Problem details
The line holding "sizes_short = list(range(8, 69, 4))" is the last one to output; start at the first line of the data, keep every line in between exactly, and leave out pictures.

Data section
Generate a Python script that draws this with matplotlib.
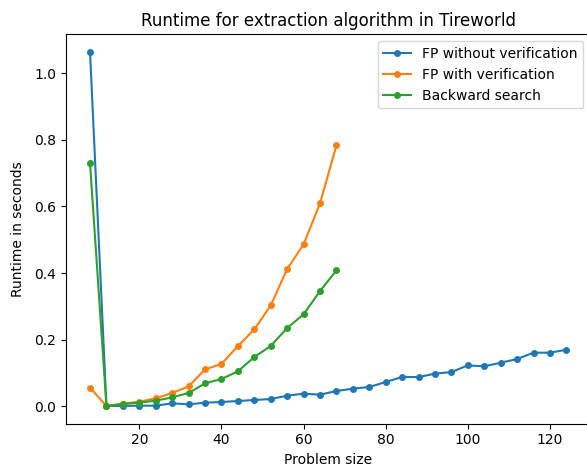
import numpy as np
import matplotlib
matplotlib.use('Agg')
from matplotlib import pyplot as plt

# problem sizes
sizes_fp = list(range(8, 125, 4))
sizes_short = list(range(8, 69, 4))

fp_no_verif = [1.063, 0.001, 0.001, 0.002, 0.002, 0.009, 0.006, 0.011, 0.013, 0.016,
               0.019, 0.022, 0.032, 0.038, 0.035, 0.046, 0.053, 0.058, 0.073, 0.088,
               0.088, 0.098, 0.103, 0.123, 0.120, 0.131, 0.142, 0.161, 0.161, 0.170]
fp_verif = [0.056, 0.001, 0.008, 0.014, 0.024, 0.040, 0.060, 0.111, 0.127, 0.181,
            0.231, 0.303, 0.412, 0.486, 0.609, 0.783]
backward = [0.729, 0.001, 0.007, 0.011, 0.017, 0.027, 0.040, 0.069, 0.082, 0.105,
            0.148, 0.181, 0.235, 0.276, 0.346, 0.408]

fig = plt.figure(figsize=(5.87, 4.74), dpi=100)
ax = fig.add_axes([0.1128, 0.1061, 0.8927, 0.8213])

ax.plot(sizes_fp, fp_no_verif, marker='o', markersize=4, label='FP without verification')
ax.plot(sizes_short, fp_verif, marker='o', markersize=4, label='FP with verification')
ax.plot(sizes_short, backward, marker='o', markersize=4, label='Backward search')

ax.set_title('Runtime for extraction algorithm in Tireworld')
ax.set_xlabel('Problem size')
ax.set_ylabel('Runtime in seconds', labelpad=7)
ax.legend(loc='upper right')

fig.savefig('out.png', dpi=100)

Completed task
Generate a Python script that draws this with matplotlib.
import numpy as np
import matplotlib
matplotlib.use('Agg')
from matplotlib import pyplot as plt

# problem sizes
sizes_fp = list(range(8, 125, 4))
sizes_short = list(range(8, 69, 4))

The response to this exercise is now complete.